The loss against the Durrani's had seen Nasrollah's Kurdish allies abandon him, which weakened his position in Mashhad. In 1775, Nasrollah was ousted from Mashhad by Nader Mirza after a clash, Nasrollah resorting to Shiraz to supposedly gain support against his father and younger brother. This had resulted in Nader Mirza restoring himself as crown prince, solidifying his position in Mashhad. In 1796, Shahrokh Shah was defeated by Agha Mohammad Khan Qajar, the founder of the Qajar dynasty. As a result, Mashhad fell to the Qajar Dynasty, forcing the remaining members of the Afsharid Dynasty, including Nader Mirza himself, to flee the city to Herat. Shahrokh was tortured and killed, Agha Mohammad then installing Mohammad Vali Mirza as Governor of Khorasan in Mashhad.

Upon Agha Mohammad Khan's death in 1797, Fath-Ali Shah Qajar (his heir apparent) ascended the throne. Nader Mirza proceeded to lead the reclamation of Mashhad itself to exploit the existing internal turmoil, succeeding in ousting Mohammad Vali Mirza. Nader would reestablish his control over Mashhad itself and the immediate surrounding area. Following this, several campaigns were led to reestablish Qajar control over the region by Fath-Ali Shah in retaliation.

Fath-Ali Shah’s first and second Khorasan campaigns in June 1798 and June 1800 failed despite much ravaging and destruction by the Qajar troops, being almost completely repelled on each occasion by the numerically inferior Nader Mirza in Mashhad, along with a loose confederation of Kurdish and Qarai khans.

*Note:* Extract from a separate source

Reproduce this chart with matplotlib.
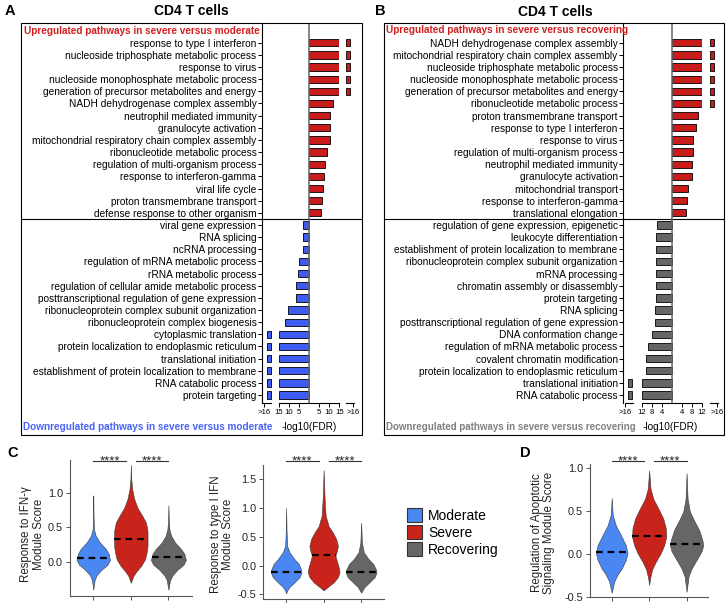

A third campaign in May of 1802 led by Fath-Ali Shah would see relatively more success, resulting in the capture of Mashhad after a lengthy set of three major campaigns. After the chief mujtahid of Mashhad switched allegiances to the Qajars, Nader Mirza was captured and brought to Tehran. He was blinded and had his tongue cut off, being eventually executed in the presence of Fath-Ali Shah in April of 1803, along with his eldest sons Abbas Mirza and Ibrahim Mirza. His other three sons Tahmasp Mirza, Khaliq Vardi Mirza and Mahboub Ali Mirza were blinded by the orders of Fath-Ali Shah. Another son, Ismail Mirza, fled to Hyderabad, Deccan. He settled there with the assistance of Sir John Malcolm.

== Notes ==
- Mohammad Qaneii, History of Torbat-e-Heydariyeh, pp. 103–104.
- On Nader Mirza's birthdate, it would have been required of him to be old enough to lead an army or at least prove his worthiness to nominally command one, of which an age between 12 and 14 fits (comparative to the date of 1770, when Nader Mirza won against the Durrani army at Gonabad). His father, Shah Rokh, was also restored to the crown in 1755, this new stability most likely inciting Mirza's birth. The princes of this period, and specifically the Afsharids, possessed power at a very early age. His elder brother Nasrollah Mirza is believed to have taken control of Khorasan at the mere age of 16, making it not necessarily unusual for such a trend to reoccur.